- [EXERCISE REQUIREMENTS]
Leave out the pictures and repeat the data exactly.

- - - - - - -

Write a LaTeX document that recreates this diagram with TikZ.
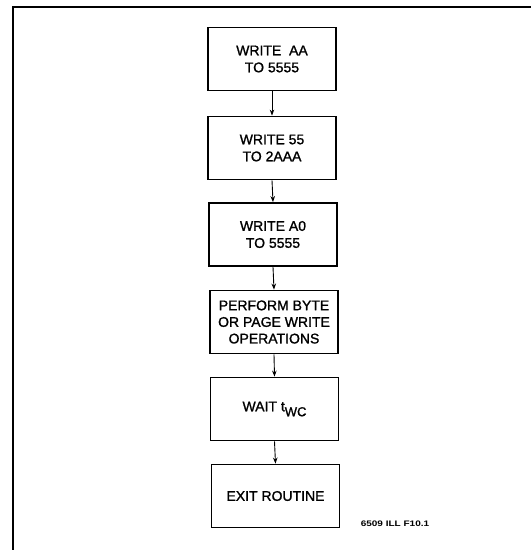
\documentclass[tikz,border=0pt]{standalone}
\usepackage{fontspec}
\setmainfont{Liberation Sans}
\newfontfamily\boxfont[FakeBold=1.2]{Liberation Sans}
\usetikzlibrary{arrows.meta}
\begin{document}
\begin{tikzpicture}[x=1pt,y=-1pt,
  stepbox/.style={draw,line width=1.8pt,minimum width=128pt,minimum height=63pt,
    inner sep=0pt,align=center,font=\boxfont\fontsize{14}{17}\selectfont},
  flow/.style={line width=0.9pt,-{Stealth[length=6pt,width=4.5pt]}},
  frame/.style={line width=1.6pt}]
\useasboundingbox (0,0) rectangle (531,550);
% open frame: top and left edges only
\coordinate (ftr) at (531,7);
\coordinate (ftl) at (13,7);
\coordinate (fbl) at (13,550);
\draw[frame] (ftr) -- (ftl) -- (fbl);
% process steps
\node[stepbox] (s1) at (272,59)  {WRITE\ \ AA\\TO 5555};
\node[stepbox] (s2) at (272,148) {WRITE 55\\TO 2AAA};
\node[stepbox] (s3) at (273,234.5) {WRITE A0\\TO 5555};
\node[stepbox,font=\boxfont\fontsize{14}{16.6}\selectfont] (s4) at (274,322) {PERFORM BYTE\\OR PAGE WRITE\\OPERATIONS};
\node[stepbox] (s5) at (274.5,409) {WAIT t\raisebox{-5pt}{\fontsize{13}{13}\selectfont WC}};
\node[stepbox] (s6) at (275.5,496) {EXIT ROUTINE};
% connectors
\foreach \a/\b in {s1/s2,s2/s3,s3/s4,s4/s5,s5/s6}
  \draw[flow] (\a.south) -- (\b.north);
% figure tag
\node[font=\bfseries\fontsize{8}{8}\selectfont,inner sep=0pt] (tag) at (395,524)
  {\scalebox{1.25}[1]{6509 ILL F10.1}};
\end{tikzpicture}
\end{document}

- - - - - - -

- [SOLUTION TO THE EXERCISE]
Write a LaTeX document that recreates this diagram with TikZ.
\documentclass[tikz,border=0pt]{standalone}
\usepackage{fontspec}
\setmainfont{Liberation Sans}
\newfontfamily\boxfont[FakeBold=1.2]{Liberation Sans}
\usetikzlibrary{arrows.meta}
\begin{document}
\begin{tikzpicture}[x=1pt,y=-1pt,
  stepbox/.style={draw,line width=1.8pt,minimum width=128pt,minimum height=63pt,
    inner sep=0pt,align=center,font=\boxfont\fontsize{14}{17}\selectfont},
  flow/.style={line width=0.9pt,-{Stealth[length=6pt,width=4.5pt]}},
  frame/.style={line width=1.6pt}]
\useasboundingbox (0,0) rectangle (531,550);
% open frame: top and left edges only
\coordinate (ftr) at (531,7);
\coordinate (ftl) at (13,7);
\coordinate (fbl) at (13,550);
\draw[frame] (ftr) -- (ftl) -- (fbl);
% process steps
\node[stepbox] (s1) at (272,59)  {WRITE\ \ AA\\TO 5555};
\node[stepbox] (s2) at (272,148) {WRITE 55\\TO 2AAA};
\node[stepbox] (s3) at (273,234.5) {WRITE A0\\TO 5555};
\node[stepbox,font=\boxfont\fontsize{14}{16.6}\selectfont] (s4) at (274,322) {PERFORM BYTE\\OR PAGE WRITE\\OPERATIONS};
\node[stepbox] (s5) at (274.5,409) {WAIT t\raisebox{-5pt}{\fontsize{13}{13}\selectfont WC}};
\node[stepbox] (s6) at (275.5,496) {EXIT ROUTINE};
% connectors
\foreach \a/\b in {s1/s2,s2/s3,s3/s4,s4/s5,s5/s6}
  \draw[flow] (\a.south) -- (\b.north);
% figure tag
\node[font=\bfseries\fontsize{8}{8}\selectfont,inner sep=0pt] (tag) at (395,524)
  {\scalebox{1.25}[1]{6509 ILL F10.1}};
\end{tikzpicture}
\end{document}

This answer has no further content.